Facebook: New Zealand shooting video had fewer than 200 real-time viewers
The number jumps to 4,000 for those who saw the livestream video before it was taken down. But then there were all the copies out there.

Facebook on Tuesday offered some statistics in its defense following criticism of its struggle to contain the spread of a livestream video of Friday's mass shooting in New Zealand.
The social network said that the stream had fewer than 200 viewers during the live broadcast and that the video got roughly 4,000 views before it was taken down.
The numbers were revealed in a blog post by Facebook Deputy General Counsel Chris Sonderby, who said no users reported the video when it was live. The first user report came 12 minutes after the livestream ended, a full 29 minutes after it started.
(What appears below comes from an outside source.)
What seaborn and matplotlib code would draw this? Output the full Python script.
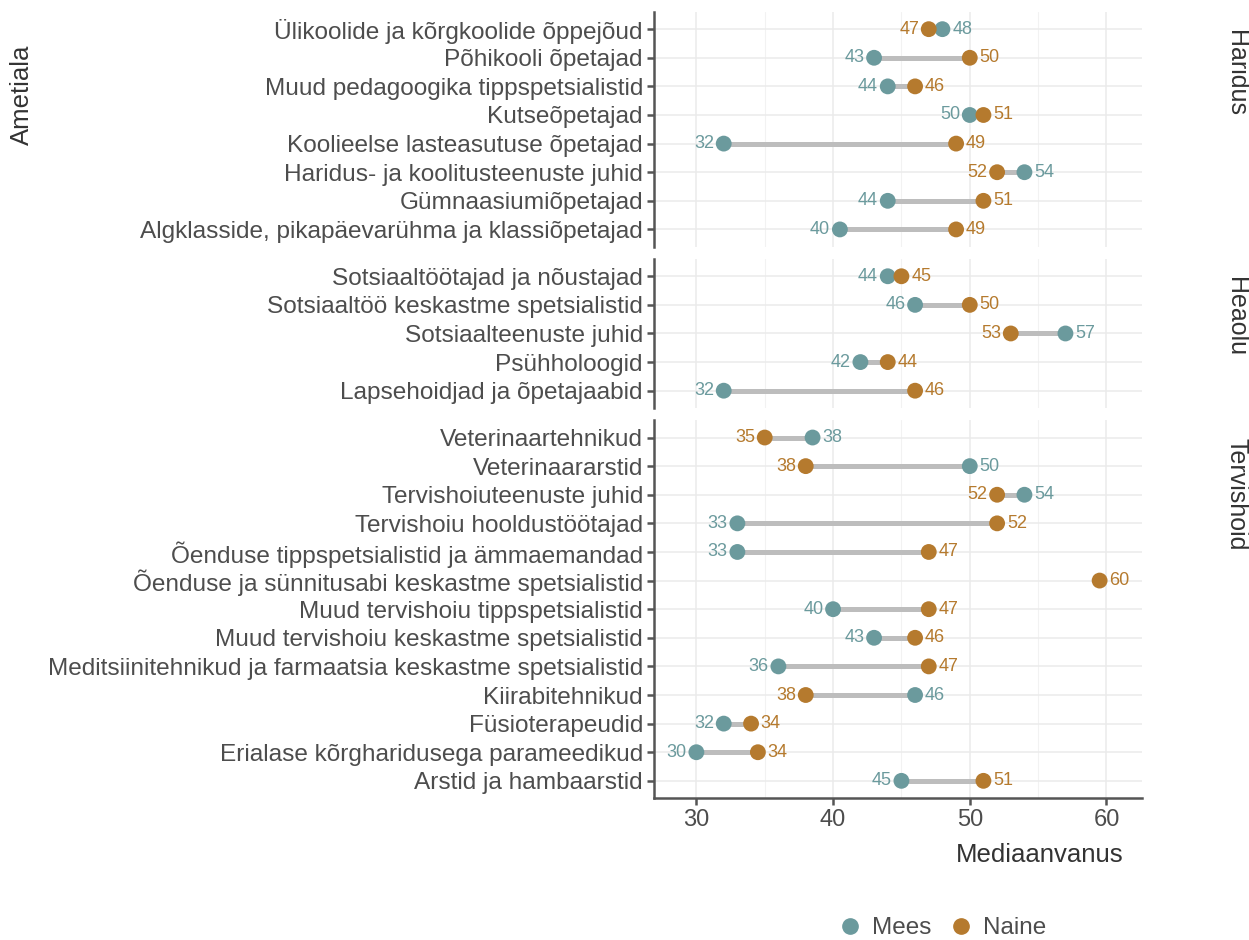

As previously noted, Facebook purged 1.5 million uploads of the video and most (1.2 million) were blocked before going live on the platform. Sonderby said in the Tuesday blog post that the original video was digitally mapped so that Facebook software could detect and block similar videos.
On Friday, a gunman in Christchurch attacked Muslims praying at two mosques and livestreamed the shooting on Facebook. The death toll from the incident stands at 50, according to CBS News.
Screen recordings, in which people video-recorded the stream on their phones and uploaded that video, were more difficult to automatically detect, according to Sonderby. To fix this issue, the company "expanded to additional detection systems," which included using sound detection.
The Global Internet Forum to Counter Terrorism, a consortium of technology companies, highlighted more than 800 different versions of the video, Reuters noted.
New Zealand Prime Minister Jacinda Ardern told Parliament on Tuesday that the government is going to look closely at the role social media played in the incident, Bloomberg reported.
"We cannot simply sit back and accept that these platforms just exist and what is said is not the responsibility of the place where they are published," she said. "They are the publisher not just the postman. There cannot be a case of all profit no responsibility."